The centers of the windows for each umbrella were between 3 Å, and 4 Å to 20 Å with an interval of 2 Å. In each window, multiple independent simulation trajectories with different starting structures are performed. The total simulation length for each window ranges from 240 to 260 ns. The weighted histogram analysis method (WHAM)^120–122 was used to obtain PMFs from umbrella sampling simulations. For the dense phase simulations, the distributions of pairwise distances, P(r) were first extracted from the simulations. These were then used to compute the PMFs of interest using: $W\left(r\right)=-k_{B}T\ln \left(\frac{P\left(r\right)}{4\pi r^2}\right)$. Here, k_B is the Boltzmann constant, and T = 298 K is the simulation temperature.

Estimations of error bars

For the error estimation of excluded volume in the dilute phase, we used bootstrapping with replacement. First, 160 ns of simulation data in each umbrella sampling window was chosen randomly to calculate the PMF for a specific pair of model compounds or capped amino acids. The PMF was further used to calculate the excluded volume. Next, the above process was repeated ten times, resulting in ten estimates of the excluded volume. The standard deviation of these ten estimates were the statistical uncertainties for the excluded volume.

For the error estimation of excluded volume in the dense phase, five values of the excluded volume can be calculated using each of the five independent simulation trajectories. Then, the standard deviation of these five estimated values was used to represent the error bars for excluded volume.

Evaluations of convergence

To assess convergence, we performed a percolation analysis using one-fifth of the total simulation data. The results, as shown in Supplementary Data 1 and Fig. S15, match those obtained using the complete dataset in Fig. 10, indicating that structural reorganization has reached convergence. Additionally, we plotted the average degree of connectivity and the largest cluster size as a function of time. Both the average degree of connectivity and the largest cluster size increase during the first 10 ns and then fluctuate around their equilibrium values.
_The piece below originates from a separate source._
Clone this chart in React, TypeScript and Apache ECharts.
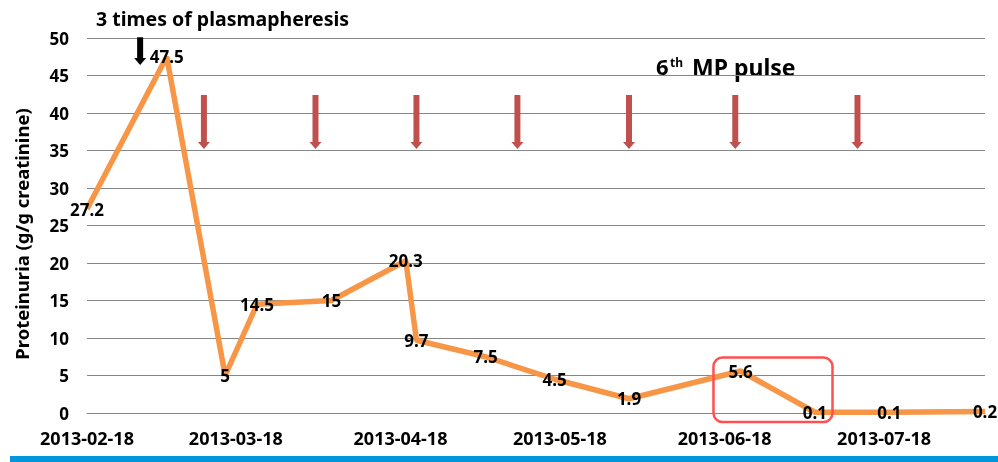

These results demonstrate that amino acids continuously associate and dissociate, and the system achieves equilibrium after 10 ns.

Author contributions

Conceptualization, methodology, analysis, writing and editing, and project administration: X.Z. and R.V.P.; Funding acquisition and Supervision: RVP.

Peer review

Peer review information

Communications Chemistry thanks Jose Villegas, Arumay Pal, and the other, anonymous, reviewers for their contribution to the peer review of this work.

Data availability

The entirety of the simulation results constitutes more than 10 TB of data. Access to the entirety of this corpus of data is available upon request. The request should be made to Xiangze Zeng or Rohit Pappu. The simulations were performed using the TINKER package, which is available via https://github.com/TinkerTools/tinker. The specialized code used, along with README files, are available as a zip archive in Supplemental Data 2. This includes details of the key files that were used to set up the TINKER simulations.

Competing interests

R.V.P. is a member of the scientific advisory board and shareholder of Dewpoint Therapeutics Inc. X.Z. does not have any financial interests to declare. Neither X.Z. nor R.V.P. have non-financial interests to declare.

Supplementary information

The online version contains supplementary material available at 10.1038/s42004-025-01502-5.